Cyriaque
449-557
Cet ermite du VIe siècle eut une vie très longue, qui dépassa le siècle, et mouvementée : c’est que l’amour total de Dieu lui suggérait de rechercher la solitude chaque fois que sa renommée s’étendait.
Grec, il naquit à Corinthe le 9 janvier 449 de Jean et Eudoxie. Jean était prêtre, le frère de celui-ci évêque, et Cyriaque devint bientôt lecteur de cette église à Corinthe.
Vers l’âge de dix-huit ans, il fut conquis par l’appel de Jésus : “Si quelqu’un veut se mettre à ma suite, qu’il se renonce, qu’il prenne sa croix et qu’il me suive” (Mt 16:24), aussi s’embarqua-t-il bientôt pour la Palestine, où florissait alors le monachisme.
Après avoir passé l’hiver hors de Jérusalem, il fut reçu par l’abbé saint Euthyme lequel, le trouvant trop jeune, ne voulut pas le garder. Cyriaque alla trouver saint Gérasime, près du Jourdain, où il fut durant neuf ans, au dur régime du pain et de l’eau.
Après le décès de Gérasime et d’Euthyme, le jeune Cyriaque retourna dans la laure d’Euthyme, pendant une dizaine d’années ; mais des contestations s’élevèrent entre les moines de cette laure érémitique, qui allait se transformer en monastère cénobitique (1) ; le pacifique Cyriaque préféra quitter cette atmosphère houleuse et se retirer dans la laure de Souca, où il resta près de quarante ans et où il reçut le sacerdoce.
Dans cette laure, il reçut plusieurs charges : sacristain, il fut chargé du soin des vases sacrés et des reliques, et aussi d’annoncer les offices, ce dont il s’acquittait en frappant une pièce de bois avec un ustensile en fer, et très consciencieusement, en récitant le long psaume 118, qui compte vingt-quatre strophes de huit vers chacune. Canonarque, il devait diriger le chant en donnant le ton. Il reconnut humblement que “pendant les trente ans qu’(il fut) trésorier et canonarque, le soleil ne (l’)a pas vu manger ni en colère”.
Amoureux de plus de silence, il passa à la laure de Natoupha ; il avait près de quatre-vingts ans. L’auteur de sa biographie, contemporain, dit qu’il se nourrissait de bulbes de scilles. Mais notre ermite avait aussi reçu le don des miracles, et sa notoriété s’étendait : il émigra au désert de Rouba. Après une dizaine d’années, il se fixa sept ans à Sousakim, mais il finit par accepter de revenir à Souca, pour soutenir la lutte contre les doctrines origénistes : là, il demanda à habiter la grotte de Chariton, un lieu extrêmement rude, caverneux, mal aéré, très difficile d’accès, où Cyriaque se sentait heureux. Il y resta cinq années.

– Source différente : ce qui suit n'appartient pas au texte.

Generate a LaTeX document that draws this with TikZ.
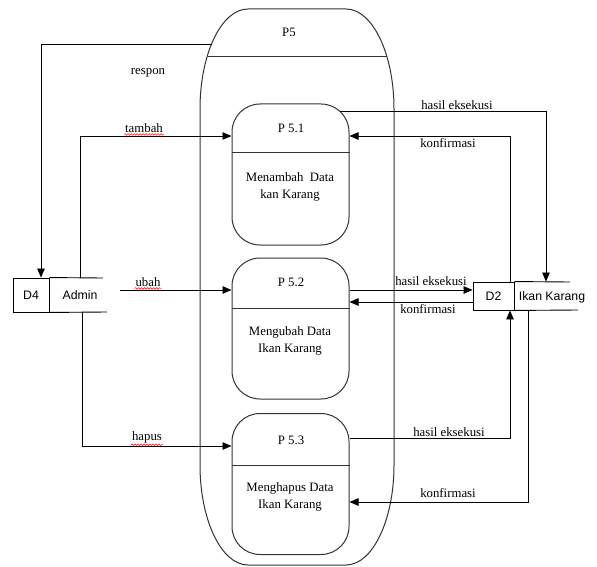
\documentclass[tikz,border=0pt]{standalone}
\usepackage{fontspec}
\setmainfont{Liberation Serif}
\newfontfamily\arialfont{Liberation Sans}
\usetikzlibrary{arrows.meta,decorations.pathmorphing}
\begin{document}
\begin{tikzpicture}[x=1pt,y=1pt,
  line width=0.8pt,
  flow/.style={draw=black,line width=0.8pt,-{Triangle[length=9pt,width=7.5pt]}},
  proc/.style={draw=black!80,line width=1pt,rounded corners=28pt,minimum width=117pt,minimum height=141pt,inner sep=0pt},
  lbl/.style={font=\fontsize{12.8}{14}\selectfont,inner sep=0.5pt},
  ptxt/.style={font=\fontsize{12.8}{17}\selectfont,align=center,inner sep=0pt},
  stxt/.style={font=\arialfont\fontsize{12.3}{14}\selectfont,inner sep=0pt},
  spell/.style={draw=red,line width=0.5pt,decorate,decoration={snake,amplitude=0.8pt,segment length=3pt}}]
\useasboundingbox (0,0) rectangle (597,-567);
% P5 outer
\draw[black!80,line width=1pt] (248,-9) -- (346,-9)
  arc[start angle=90,end angle=0,x radius=48,y radius=100] -- (394,-465)
  arc[start angle=0,end angle=-90,x radius=48,y radius=100] -- (248,-565)
  arc[start angle=270,end angle=180,x radius=48,y radius=100] -- (200,-109)
  arc[start angle=180,end angle=90,x radius=48,y radius=100] -- cycle;
\draw[black!80,line width=1pt] (207.5,-57) -- (386.5,-57);
\node[font=\fontsize{12.8}{14}\selectfont] (p5) at (289,-32) {P5};
% sub processes
\node[proc] (p1) at (290.5,-174.5) {};
\node[proc] (p2) at (290.5,-328.5) {};
\node[proc] (p3) at (290.5,-484) {};
\draw[black!80,line width=1pt] (p1.west |- 0,-153) -- (p1.east |- 0,-153);
\draw[black!80,line width=1pt] (p2.west |- 0,-308) -- (p2.east |- 0,-308);
\draw[black!80,line width=1pt] (p3.west |- 0,-465) -- (p3.east |- 0,-465);
\node[ptxt] (t1) at (291,-128) {P 5.1};
\node[ptxt] (d1) at (290,-186.5) {Menambah\ \ Data\\kan Karang};
\node[ptxt] (t2) at (291,-282) {P 5.2};
\node[ptxt] (d2) at (290,-340.5) {Mengubah Data\\Ikan Karang};
\node[ptxt] (t3) at (291,-440) {P 5.3};
\node[ptxt] (d3) at (290,-496.5) {Menghapus Data\\Ikan Karang};
% D4 Admin store
\node[draw=black,line width=0.9pt,minimum width=36pt,minimum height=34pt,inner sep=0pt,stxt] (d4) at (31,-295) {D4};
\node[stxt] (admin) at (80,-295) {Admin};
\draw[line width=0.9pt] (d4.north east) -- (103,-278);
\draw[line width=0.9pt] (d4.south east) -- (107,-312);
% D2 Ikan Karang store
\node[draw=black,line width=0.9pt,minimum width=41pt,minimum height=28pt,inner sep=0pt,stxt] (d2s) at (493.5,-296) {D2};
\node[stxt] (ikan) at (552,-297) {Ikan Karang};
\draw[line width=0.9pt] (d2s.north east) -- (570,-282);
\draw[line width=0.9pt] (d2s.south east) -- (578,-310);
% coordinates
\coordinate (respS) at (212,-44);
\coordinate (ubahS) at (120,-290);
% left flows
\draw[flow] (respS) -| (d4.north -| 41,0);
\draw[flow] (80,0 |- d4.north) |- (p1.west |- 0,-136);
\draw[flow] (ubahS) -- (p2.west |- ubahS);
\draw[flow] (82,0 |- d4.south) |- (p3.west |- 0,-446);
\node[lbl] (lresp) at (148,-73) {respon};
\node[lbl] (ltam) at (144,-128) {tambah};
\node[lbl] (lubah) at (148,-282) {ubah};
\node[lbl] (lhap) at (147,-437) {hapus};
\draw[spell] ([yshift=-1pt]ltam.south west) -- ([yshift=-1pt]ltam.south east);
\draw[spell] ([yshift=-1pt]lubah.south west) -- ([yshift=-1pt]lubah.south east);
\draw[spell] ([yshift=-1pt]lhap.south west) -- ([yshift=-1pt]lhap.south east);
% right flows
\draw[flow] (340,-111) -| (546,0 |- d2s.north);
\draw[flow] (510,0 |- d2s.north) |- (p1.east |- 0,-136);
\draw[flow] (p2.east |- 0,-290) -- (d2s.west |- 0,-290);
\draw[flow] (d2s.west |- 0,-302) -- (p2.east |- 0,-302);
\draw[flow] (p3.east |- 0,-438) -| (510,0 |- d2s.south);
\draw[flow] (528,0 |- d2s.south) |- (p3.east |- 0,-502);
\node[lbl] (lh1) at (457,-105) {hasil eksekusi};
\node[lbl] (lk1) at (448,-143) {konfirmasi};
\node[lbl] (lh2) at (431,-281) {hasil eksekusi};
\node[lbl] (lk2) at (428,-309) {konfirmasi};
\node[lbl] (lh3) at (449,-432) {hasil eksekusi};
\node[lbl] (lk3) at (448,-493) {konfirmasi};
\end{tikzpicture}
\end{document}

La doctrine origéniste qui prétendait se réclamer d’Origène, comportait des relents de plusieurs doctrines païennes (Pythagore, Platon, Evagre, Didyme d’Alexandrie). Il y eut des bagarres, des moines “origénistes” se barricadèrent dans une laure, que d’autres moines orthodoxes finirent par reconquérir et occuper, au sud de Souca. Après ces événements, Cyriaque ne demanda pas mieux que de réintégrer Sousakim, où il resta huit ans. Le voici à peu près centenaire, et il a auprès de lui, pour monter la garde, un lion énorme qu’il avait dressé admirablement ; le lion veillait sur lui, et recevait les visiteurs très poliment. Ainsi se manifeste la sainteté de ceux qui recherchent la volonté de Dieu : la nature déchue réapprend à obéir et à retrouver l’ordre de la création divine originelle.
Cyriaque fut jusqu’à la fin zélé pour la psalmodie, attentif à bien soigner son visiteur, doux, facile, doué pour enseigner, d’une orthodoxie parfaite, et avec l’esprit de prophète. Son biographe le dit bel homme, mais débilité par l’âge.
Deux ans avant sa mort, les moines de Souca ramenèrent Cyriaque dans la caverne de Chariton, où il mourut en 557, âgé de plus de cent-huit ans, après avoir embrassé tous les moines de la laure.
Cet ermite changea souvent de résidence, mais c’était par amour du silence, pour répondre à l’exigence fondamentale de stabilité, par fidélité à l’esprit de l’érémitisme.
Des calculs incertains ont fini par établir sa mention au 29 septembre dans le Martyrologe.
(1) On donnait à ces monastères le nom de “laure”. Les ermites vivent seuls dans leur cabane, mais sous l’autorité d’un Abbé ; les cénobites partagent davantage leur temps en commun (chant, travaux, artisanat).